Environmental Diseases

Environmental diseases can be directly attributed to unhealthy, adverse environmental factors. Such factors include exposure to toxic chemicals, radiation, air pollution, water contamination and inadequate sanitation.

In a report1 published in 2016 by the World Health Organization (WHO), it was estimated that over 12 million people die every year as a result of living or working in an unhealthy environment. Air pollution was identified as the number one reason why.

Thick smoke from thermal power plants over the residential areas of the city

Types of Environmental Diseases

In past reports, it has been stated that there are more than 100 types of diseases and injuries that can be attributed to environmental factors1. These types of diseases and injuries are commonly characterized as:

  • Infection and parasitic diseases
  • Neonatal and nutritional conditions
  • Unintentional injuries
  • Intentional injuries
  • Noncommunicable diseases (NCDs)

NCDs (notably heart disease, cancer and chronic respiratory diseases) are among the most prominent environmental diseases and are subsequently among the leading causes of death.

Heart Disease

Heart disease is any condition that affects the structure of the heart.
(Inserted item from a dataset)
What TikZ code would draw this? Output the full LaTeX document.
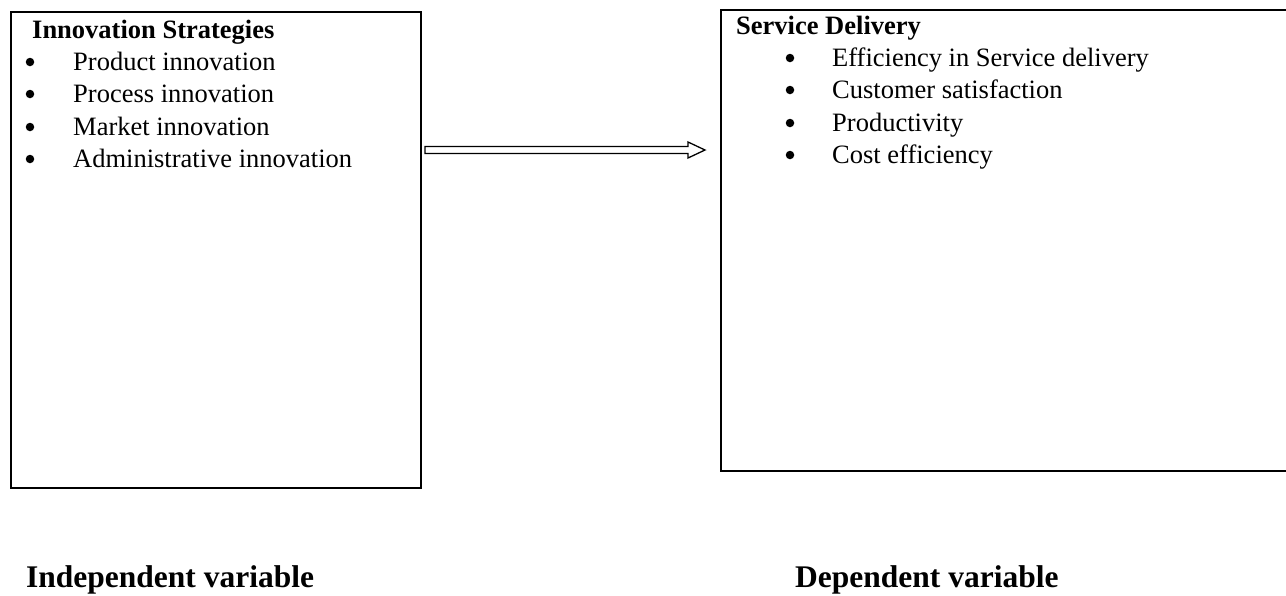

There are several different types, with the more prominent ones being:

  • Coronary artery and vascular disease
  • Arrhythmias
  • Structural heart disease
  • Heart failure

Lifestyle factors (such as diet and lack of exercise) and medical conditions (such as high blood pressure and high cholesterol) are well-known causes of heart disease, and so too is the environment. Indoor and outdoor air pollution, second-hand smoke, and chemicals used in the workplace and home all play a role in causing heart disease.


Cancer is a disease in which groups of cells grow, divide and spread invasively throughout the body. Sometimes this occurs as a result of environmental factors or agents, including radiation (e.g., ultraviolet rays from the sun), alcohol, cigarette smoke, chemicals in food, and air pollution.

There are many substances that are among the most likely carcinogens to affect human health, including:

  • Benzene (a natural component of crude oil and a known cause of leukemia)
  • Radon (a natural radioactive gas, associated with lung cancer)
  • Soot (a byproduct of the burning of carbon-containing materials like wood and plastics, associated with skin, lung, esophageal and bladder cancers)
  • Asbestos (a fibrous, heat-resistant material used in products such as insulation and automotive brakes, associated with mesothelioma as well as lung and larynx cancers)

Chronic Respiratory Diseases

Chronic respiratory diseases (CRDs) are diseases affecting the airways and other areas of the lung. The more prevalent types of lung disease include asthma, chronic obstructive pulmonary disease (COPD), emphysema and lung cancer.

Some of the more common environmental causes of respiratory diseases include tobacco use, indoor air pollution, outdoor air pollution, allergens and occupational agents.

Maintaining Healthy Environments

It will take a collective, worldwide effort to reduce the impact that the environment has on health and disease. And with over 20% of global deaths linked to environmental factors1, there is a lot of work to be done.

Governments around the world continue to implement targeted strategies and intervention tactics to improve the environment and, ultimately, prevent diseases. Such interventions include:

  • Increasing access to low-carbon energy technologies
  • Reducing the dependence on solid fuels for cooking
  • Enacting tobacco smoke-free legislation
  • Improving water supply, water quality and access to sanitation
  • Banning the use of asbestos
  • Phasing out carcinogenic substances in the workplace


  1. Prüss-Üstün, Annette, Jennyfer Wolf, Carlos Corvalán, Robert Bos, and Maria Neira. Preventing disease through healthy environments: a global assessment of the burden of disease from environmental risks. World Health Organization, 2016.